● **DIRECTIONS FOR THIS TASK**: Repeat, exactly and in full, the lines of the listing below, but without any pictures.
— begin DATASET CONTENT —
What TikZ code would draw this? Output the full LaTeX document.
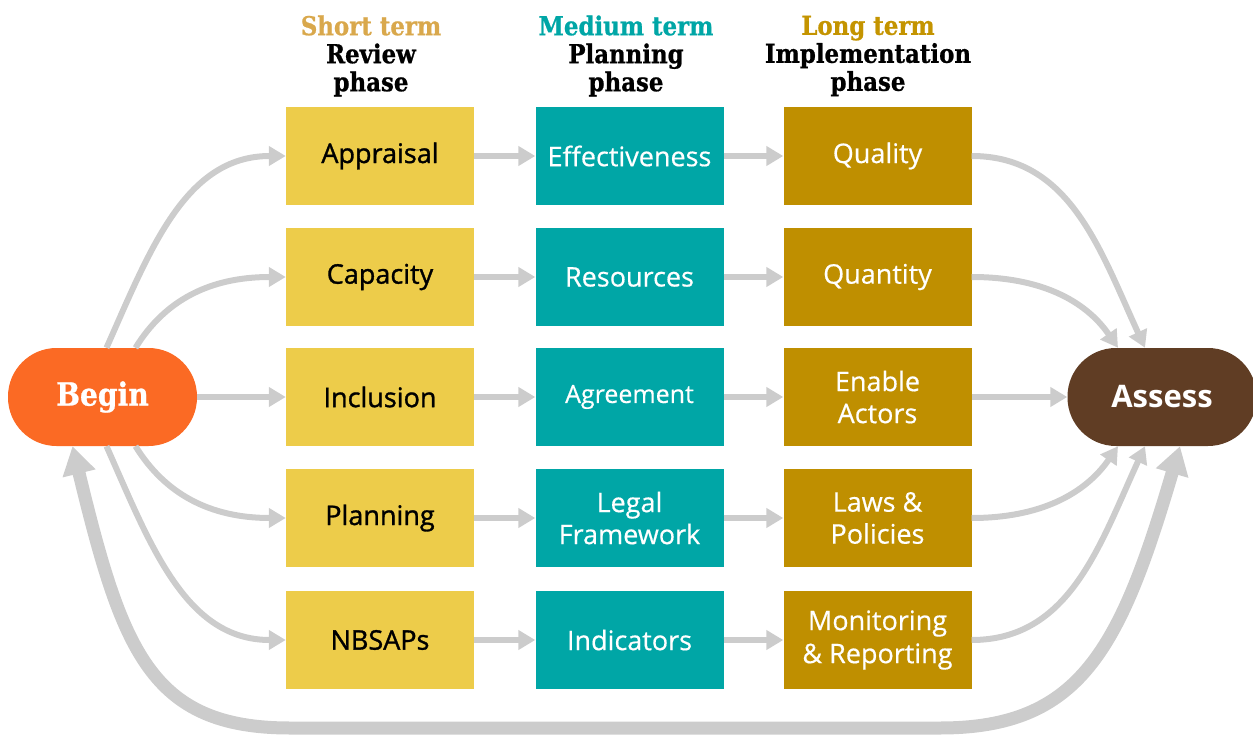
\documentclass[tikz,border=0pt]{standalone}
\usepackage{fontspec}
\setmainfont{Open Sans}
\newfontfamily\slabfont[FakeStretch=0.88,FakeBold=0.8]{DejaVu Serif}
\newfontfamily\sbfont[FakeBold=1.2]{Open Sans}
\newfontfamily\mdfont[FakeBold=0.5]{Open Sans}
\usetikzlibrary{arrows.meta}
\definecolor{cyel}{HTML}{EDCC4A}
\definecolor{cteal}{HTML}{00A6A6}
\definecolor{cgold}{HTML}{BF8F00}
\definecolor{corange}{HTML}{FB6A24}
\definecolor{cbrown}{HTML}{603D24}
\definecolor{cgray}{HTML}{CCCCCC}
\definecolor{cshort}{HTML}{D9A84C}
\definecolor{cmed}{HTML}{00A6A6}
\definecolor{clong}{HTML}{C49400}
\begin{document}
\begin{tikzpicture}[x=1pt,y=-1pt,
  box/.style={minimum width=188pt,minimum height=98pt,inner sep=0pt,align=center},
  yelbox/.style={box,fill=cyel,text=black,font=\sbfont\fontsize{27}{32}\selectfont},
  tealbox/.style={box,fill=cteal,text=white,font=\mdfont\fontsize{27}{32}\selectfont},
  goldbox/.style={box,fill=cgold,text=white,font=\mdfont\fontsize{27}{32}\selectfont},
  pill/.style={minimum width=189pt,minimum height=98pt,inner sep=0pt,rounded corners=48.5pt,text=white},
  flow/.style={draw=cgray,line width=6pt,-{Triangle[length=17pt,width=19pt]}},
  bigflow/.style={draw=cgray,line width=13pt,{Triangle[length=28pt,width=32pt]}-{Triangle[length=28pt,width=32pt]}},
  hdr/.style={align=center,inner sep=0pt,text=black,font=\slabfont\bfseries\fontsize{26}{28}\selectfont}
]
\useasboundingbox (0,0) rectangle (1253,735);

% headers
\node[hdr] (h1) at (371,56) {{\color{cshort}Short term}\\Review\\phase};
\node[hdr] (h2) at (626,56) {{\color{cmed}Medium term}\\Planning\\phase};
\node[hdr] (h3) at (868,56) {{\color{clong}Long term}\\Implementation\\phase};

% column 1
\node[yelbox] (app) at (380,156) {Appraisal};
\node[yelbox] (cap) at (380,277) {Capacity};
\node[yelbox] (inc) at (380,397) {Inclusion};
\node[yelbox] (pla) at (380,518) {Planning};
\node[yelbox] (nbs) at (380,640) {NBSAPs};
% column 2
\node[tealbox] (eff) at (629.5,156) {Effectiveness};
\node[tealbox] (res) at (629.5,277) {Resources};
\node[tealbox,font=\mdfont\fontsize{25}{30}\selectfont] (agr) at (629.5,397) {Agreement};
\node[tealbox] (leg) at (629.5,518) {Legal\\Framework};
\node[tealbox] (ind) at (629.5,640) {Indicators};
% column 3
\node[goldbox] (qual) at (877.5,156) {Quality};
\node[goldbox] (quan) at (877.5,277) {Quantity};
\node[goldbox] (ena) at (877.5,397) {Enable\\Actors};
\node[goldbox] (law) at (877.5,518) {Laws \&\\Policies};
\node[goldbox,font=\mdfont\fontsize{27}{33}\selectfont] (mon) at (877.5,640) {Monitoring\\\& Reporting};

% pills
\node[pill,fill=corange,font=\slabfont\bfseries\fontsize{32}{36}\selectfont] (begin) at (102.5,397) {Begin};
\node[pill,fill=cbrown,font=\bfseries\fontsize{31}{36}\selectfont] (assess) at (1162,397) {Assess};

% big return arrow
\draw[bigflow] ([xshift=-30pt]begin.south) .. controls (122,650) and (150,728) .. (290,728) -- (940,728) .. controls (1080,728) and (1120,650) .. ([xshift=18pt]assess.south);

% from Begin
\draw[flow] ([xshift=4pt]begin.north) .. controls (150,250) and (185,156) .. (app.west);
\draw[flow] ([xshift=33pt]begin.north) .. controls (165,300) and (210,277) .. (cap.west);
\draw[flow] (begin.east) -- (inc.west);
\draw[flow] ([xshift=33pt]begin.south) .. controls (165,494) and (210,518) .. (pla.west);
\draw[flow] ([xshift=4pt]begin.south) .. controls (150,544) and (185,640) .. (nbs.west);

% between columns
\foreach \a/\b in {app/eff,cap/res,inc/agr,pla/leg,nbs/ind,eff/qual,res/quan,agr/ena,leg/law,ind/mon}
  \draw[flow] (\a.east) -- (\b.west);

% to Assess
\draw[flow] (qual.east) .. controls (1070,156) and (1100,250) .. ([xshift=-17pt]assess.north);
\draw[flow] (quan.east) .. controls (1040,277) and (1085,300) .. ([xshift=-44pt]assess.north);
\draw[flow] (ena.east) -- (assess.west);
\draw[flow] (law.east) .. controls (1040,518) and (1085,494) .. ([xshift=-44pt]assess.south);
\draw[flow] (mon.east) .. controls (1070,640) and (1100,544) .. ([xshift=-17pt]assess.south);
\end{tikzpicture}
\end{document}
— end DATASET CONTENT —
● **CORRECT OUTPUT**:
What TikZ code would draw this? Output the full LaTeX document.
\documentclass[tikz,border=0pt]{standalone}
\usepackage{fontspec}
\setmainfont{Open Sans}
\newfontfamily\slabfont[FakeStretch=0.88,FakeBold=0.8]{DejaVu Serif}
\newfontfamily\sbfont[FakeBold=1.2]{Open Sans}
\newfontfamily\mdfont[FakeBold=0.5]{Open Sans}
\usetikzlibrary{arrows.meta}
\definecolor{cyel}{HTML}{EDCC4A}
\definecolor{cteal}{HTML}{00A6A6}
\definecolor{cgold}{HTML}{BF8F00}
\definecolor{corange}{HTML}{FB6A24}
\definecolor{cbrown}{HTML}{603D24}
\definecolor{cgray}{HTML}{CCCCCC}
\definecolor{cshort}{HTML}{D9A84C}
\definecolor{cmed}{HTML}{00A6A6}
\definecolor{clong}{HTML}{C49400}
\begin{document}
\begin{tikzpicture}[x=1pt,y=-1pt,
  box/.style={minimum width=188pt,minimum height=98pt,inner sep=0pt,align=center},
  yelbox/.style={box,fill=cyel,text=black,font=\sbfont\fontsize{27}{32}\selectfont},
  tealbox/.style={box,fill=cteal,text=white,font=\mdfont\fontsize{27}{32}\selectfont},
  goldbox/.style={box,fill=cgold,text=white,font=\mdfont\fontsize{27}{32}\selectfont},
  pill/.style={minimum width=189pt,minimum height=98pt,inner sep=0pt,rounded corners=48.5pt,text=white},
  flow/.style={draw=cgray,line width=6pt,-{Triangle[length=17pt,width=19pt]}},
  bigflow/.style={draw=cgray,line width=13pt,{Triangle[length=28pt,width=32pt]}-{Triangle[length=28pt,width=32pt]}},
  hdr/.style={align=center,inner sep=0pt,text=black,font=\slabfont\bfseries\fontsize{26}{28}\selectfont}
]
\useasboundingbox (0,0) rectangle (1253,735);

% headers
\node[hdr] (h1) at (371,56) {{\color{cshort}Short term}\\Review\\phase};
\node[hdr] (h2) at (626,56) {{\color{cmed}Medium term}\\Planning\\phase};
\node[hdr] (h3) at (868,56) {{\color{clong}Long term}\\Implementation\\phase};

% column 1
\node[yelbox] (app) at (380,156) {Appraisal};
\node[yelbox] (cap) at (380,277) {Capacity};
\node[yelbox] (inc) at (380,397) {Inclusion};
\node[yelbox] (pla) at (380,518) {Planning};
\node[yelbox] (nbs) at (380,640) {NBSAPs};
% column 2
\node[tealbox] (eff) at (629.5,156) {Effectiveness};
\node[tealbox] (res) at (629.5,277) {Resources};
\node[tealbox,font=\mdfont\fontsize{25}{30}\selectfont] (agr) at (629.5,397) {Agreement};
\node[tealbox] (leg) at (629.5,518) {Legal\\Framework};
\node[tealbox] (ind) at (629.5,640) {Indicators};
% column 3
\node[goldbox] (qual) at (877.5,156) {Quality};
\node[goldbox] (quan) at (877.5,277) {Quantity};
\node[goldbox] (ena) at (877.5,397) {Enable\\Actors};
\node[goldbox] (law) at (877.5,518) {Laws \&\\Policies};
\node[goldbox,font=\mdfont\fontsize{27}{33}\selectfont] (mon) at (877.5,640) {Monitoring\\\& Reporting};

% pills
\node[pill,fill=corange,font=\slabfont\bfseries\fontsize{32}{36}\selectfont] (begin) at (102.5,397) {Begin};
\node[pill,fill=cbrown,font=\bfseries\fontsize{31}{36}\selectfont] (assess) at (1162,397) {Assess};

% big return arrow
\draw[bigflow] ([xshift=-30pt]begin.south) .. controls (122,650) and (150,728) .. (290,728) -- (940,728) .. controls (1080,728) and (1120,650) .. ([xshift=18pt]assess.south);

% from Begin
\draw[flow] ([xshift=4pt]begin.north) .. controls (150,250) and (185,156) .. (app.west);
\draw[flow] ([xshift=33pt]begin.north) .. controls (165,300) and (210,277) .. (cap.west);
\draw[flow] (begin.east) -- (inc.west);
\draw[flow] ([xshift=33pt]begin.south) .. controls (165,494) and (210,518) .. (pla.west);
\draw[flow] ([xshift=4pt]begin.south) .. controls (150,544) and (185,640) .. (nbs.west);

% between columns
\foreach \a/\b in {app/eff,cap/res,inc/agr,pla/leg,nbs/ind,eff/qual,res/quan,agr/ena,leg/law,ind/mon}
  \draw[flow] (\a.east) -- (\b.west);

% to Assess
\draw[flow] (qual.east) .. controls (1070,156) and (1100,250) .. ([xshift=-17pt]assess.north);
\draw[flow] (quan.east) .. controls (1040,277) and (1085,300) .. ([xshift=-44pt]assess.north);
\draw[flow] (ena.east) -- (assess.west);
\draw[flow] (law.east) .. controls (1040,518) and (1085,494) .. ([xshift=-44pt]assess.south);
\draw[flow] (mon.east) .. controls (1070,640) and (1100,544) .. ([xshift=-17pt]assess.south);
\end{tikzpicture}
\end{document}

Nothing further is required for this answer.